“Lei possiede beni di famiglia? Se no, non è opportuno che studi le lingue orientali” con queste parole come studentessa di cinese sono stata accolta, decenni orsono, dal mio professore, il quale intendeva dire che una scelta di studi così peculiare si confaceva maggiormente a coloro che, avendone i mezzi, potevano applicare le loro conoscenze linguistiche in campi non facilmente remunerativi: filosofia, filologia, archeologia e così via ricercando.

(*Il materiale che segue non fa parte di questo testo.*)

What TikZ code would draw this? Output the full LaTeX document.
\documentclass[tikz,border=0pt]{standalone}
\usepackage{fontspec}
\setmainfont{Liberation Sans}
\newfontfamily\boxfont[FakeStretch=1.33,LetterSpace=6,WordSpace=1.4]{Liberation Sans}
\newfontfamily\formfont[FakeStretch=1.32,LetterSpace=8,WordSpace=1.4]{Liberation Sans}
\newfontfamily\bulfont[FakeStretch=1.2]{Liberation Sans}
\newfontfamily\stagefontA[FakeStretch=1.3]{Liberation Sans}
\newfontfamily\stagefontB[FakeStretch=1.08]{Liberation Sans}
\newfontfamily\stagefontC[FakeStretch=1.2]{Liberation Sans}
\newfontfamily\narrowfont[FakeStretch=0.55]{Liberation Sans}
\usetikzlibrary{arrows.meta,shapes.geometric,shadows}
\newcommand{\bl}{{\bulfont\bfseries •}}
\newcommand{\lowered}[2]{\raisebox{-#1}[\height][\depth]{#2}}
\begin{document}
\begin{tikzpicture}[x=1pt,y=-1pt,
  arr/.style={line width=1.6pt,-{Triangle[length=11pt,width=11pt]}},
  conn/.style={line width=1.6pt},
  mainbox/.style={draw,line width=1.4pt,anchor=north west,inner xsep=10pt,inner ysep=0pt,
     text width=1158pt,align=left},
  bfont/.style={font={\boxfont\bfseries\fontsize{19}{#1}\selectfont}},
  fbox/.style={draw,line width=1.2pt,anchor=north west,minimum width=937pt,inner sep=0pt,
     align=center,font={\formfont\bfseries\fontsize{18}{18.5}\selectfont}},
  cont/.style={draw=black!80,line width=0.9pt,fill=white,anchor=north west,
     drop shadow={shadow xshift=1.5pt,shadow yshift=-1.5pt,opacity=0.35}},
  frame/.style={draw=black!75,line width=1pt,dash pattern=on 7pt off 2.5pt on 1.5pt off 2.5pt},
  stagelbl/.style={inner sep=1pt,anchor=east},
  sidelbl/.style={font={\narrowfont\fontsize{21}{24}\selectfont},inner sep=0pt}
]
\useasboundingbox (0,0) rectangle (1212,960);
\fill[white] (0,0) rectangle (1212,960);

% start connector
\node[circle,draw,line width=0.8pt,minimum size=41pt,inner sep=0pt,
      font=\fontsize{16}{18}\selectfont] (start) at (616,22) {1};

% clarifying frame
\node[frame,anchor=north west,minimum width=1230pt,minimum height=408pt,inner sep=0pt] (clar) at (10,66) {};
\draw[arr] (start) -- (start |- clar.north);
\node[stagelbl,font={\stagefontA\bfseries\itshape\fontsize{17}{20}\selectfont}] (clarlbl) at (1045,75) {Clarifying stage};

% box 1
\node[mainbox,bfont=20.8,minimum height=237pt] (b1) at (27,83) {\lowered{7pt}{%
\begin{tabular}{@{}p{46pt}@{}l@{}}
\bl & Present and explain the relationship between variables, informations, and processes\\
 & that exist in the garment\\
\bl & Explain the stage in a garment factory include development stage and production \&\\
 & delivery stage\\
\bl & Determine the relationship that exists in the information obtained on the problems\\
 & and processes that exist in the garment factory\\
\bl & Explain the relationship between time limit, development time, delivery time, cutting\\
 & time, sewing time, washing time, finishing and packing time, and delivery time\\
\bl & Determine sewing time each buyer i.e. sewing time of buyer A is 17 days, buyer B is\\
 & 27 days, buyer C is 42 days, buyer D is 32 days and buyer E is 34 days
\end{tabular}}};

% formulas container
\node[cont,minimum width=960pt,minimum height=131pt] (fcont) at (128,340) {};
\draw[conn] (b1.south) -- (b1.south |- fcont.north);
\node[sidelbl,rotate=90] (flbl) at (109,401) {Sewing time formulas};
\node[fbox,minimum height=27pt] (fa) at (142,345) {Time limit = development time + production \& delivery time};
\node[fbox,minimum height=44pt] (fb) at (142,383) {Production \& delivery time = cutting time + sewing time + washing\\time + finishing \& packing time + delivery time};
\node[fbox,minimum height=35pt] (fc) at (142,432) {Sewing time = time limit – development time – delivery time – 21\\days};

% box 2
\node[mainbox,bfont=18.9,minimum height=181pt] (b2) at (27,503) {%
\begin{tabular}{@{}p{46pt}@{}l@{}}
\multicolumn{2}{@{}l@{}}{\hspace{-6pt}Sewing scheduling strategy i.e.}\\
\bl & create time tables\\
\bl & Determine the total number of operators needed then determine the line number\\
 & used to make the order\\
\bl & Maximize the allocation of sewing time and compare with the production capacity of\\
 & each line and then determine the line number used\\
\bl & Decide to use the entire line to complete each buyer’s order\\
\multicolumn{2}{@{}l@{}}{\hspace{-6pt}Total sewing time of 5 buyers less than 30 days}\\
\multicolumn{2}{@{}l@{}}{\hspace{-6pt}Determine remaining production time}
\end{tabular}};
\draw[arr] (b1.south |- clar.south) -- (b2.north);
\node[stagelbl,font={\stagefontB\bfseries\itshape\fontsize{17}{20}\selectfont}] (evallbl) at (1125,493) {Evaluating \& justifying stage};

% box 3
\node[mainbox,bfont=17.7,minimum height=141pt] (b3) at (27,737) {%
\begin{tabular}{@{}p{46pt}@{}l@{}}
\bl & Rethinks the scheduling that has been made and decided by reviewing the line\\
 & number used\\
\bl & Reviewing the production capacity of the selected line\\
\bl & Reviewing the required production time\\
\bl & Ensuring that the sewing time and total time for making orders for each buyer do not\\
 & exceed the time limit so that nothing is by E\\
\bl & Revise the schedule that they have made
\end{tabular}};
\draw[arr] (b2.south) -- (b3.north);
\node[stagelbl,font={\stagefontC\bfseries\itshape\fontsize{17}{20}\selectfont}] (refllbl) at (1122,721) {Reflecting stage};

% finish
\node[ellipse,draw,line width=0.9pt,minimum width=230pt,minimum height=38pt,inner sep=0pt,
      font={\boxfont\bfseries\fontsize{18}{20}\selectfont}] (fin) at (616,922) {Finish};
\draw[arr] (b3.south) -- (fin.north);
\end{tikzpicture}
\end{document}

Per fortuna di tutti, i tempi sono cambiati, le parti si sono invertite e ora lo studio del cinese si applica, quasi esclusivamente, ad attività che possono comportare un reddito immediato, prime fra tutte gli scambi commerciali. È con gioia quindi che periodicamente aggiorno la lista di ex-studenti che, avventuratisi in Cina dopo gli studi, non solo vi hanno trovato una collocazione lavorativa, ma hanno anche avuto modo di impiegare il loro ingegno e inventiva nella creazione di propri ambiti.
Francesca D’Andrea, finiti gli studi cinesi a Milano, dopo qualche anno presso una ditta import-export italiana a Shanghai, ha messo a frutto il suo capitale cognitivo e pecuniario per aprire a Kunmin, città capoluogo di regione dello Yunnan, sotto le nuvole del Tibet, una gelateria che funge altresì da caffè-letterario con annesso ristorante nel quale impiega volentieri anche personale italiano, a suo dire, non facilmente reperibile.
Roberto Longo, partito da Milano con scarse risorse, poco cinese e tante speranze, dopo anni di gavetta ha aperto a Shanghai una ditta di logistica che serve anche altri paesi asiatici. Alessandro Detoni, geniale e precoce praticante della lingua cinese sin dai tempi del liceo, dopo studi di psicologia alla Cattolica e di cinese all’Isiao, ha lasciato le occupazioni milanesi per dedicarsi alla sua vera passione: la produzione di cortometraggi di viaggio e di indagine sociale sulla Cina; attualmente è un consolidato freelance presso alcune emittenti televisive straniere e locali a Beijing, casa e fidanzata cinesi comprese.
Stefano Notarbartolo, attraente bagnino di Rimini, trapiantato a Milano solo ed esclusivamente per seguire la passione del cinese, che ha studiato per tre anni, inizialmente disperso in qualche università dell’immenso paese, è ricomparso con un passato come funzionario di una ditta indonesiana, e un presente come dirigente della sua azienda nel sud della Cina, moglie e tre figlie al suo fianco.
Ma c’è anche chi fa di più: Fabrizio Leuci, laureato all’Università di Napoli L’Orientale, negli anni ’90 apre in Cina una ditta di import-export nel ramo kashmir e seta, dopo qualche tempo si dedica a produrre abiti per rinomate case di moda italiane; non contento, inizia un’attività di ristrutturazione delle vecchie ville primo Novecento di Shanghai, dove il patrimonio architettonico d’antan si quota a livelli stratosferici sul mercato immobiliare locale.
E ancora Angelo Morano, laureato all’Orientale di Napoli, rappresentante in Cina di una ditta import-export nel ’90, attuale proprietario di due ristoranti italiani a Shanghai, frequentatissimi dai turisti nostrani in cerca di calore familiare, si destreggia anche nell’ambito della distribuzione cinematografica cinese in Italia, trattando con le maggiore organizzazioni del settore. Massimiliano Zeni, una laurea a Trento e due anni di cinese, sbarcato in Cina per insegnare italiano in un liceo di una città del sud, è al momento impegnato ad aprire la filiale di Shanghai di una solida azienda con sede a Hong Kong.
Quanti altri ancora? E in quali altre attività impegnati? Funzionari di banche nazionali; dipendenti e dirigenti di aziende italiane, straniere e persino cinesi disseminate nell’immensità del territorio del Catai; insegnanti di italiano in università e scuole pubbliche e private; mercanti d’arte e artisti d’avanguardia nelle gallerie e spazi espositivi alla moda. Giovani partiti dal nostro paese con conoscenze linguistiche e culturali specifiche, o anche solo con una formazione professionale, come il cameriere proveniente da una scuola alberghiera di Venezia che mi è capitato di incontrare in una rinomata catena italiana di caffè a Shanghai.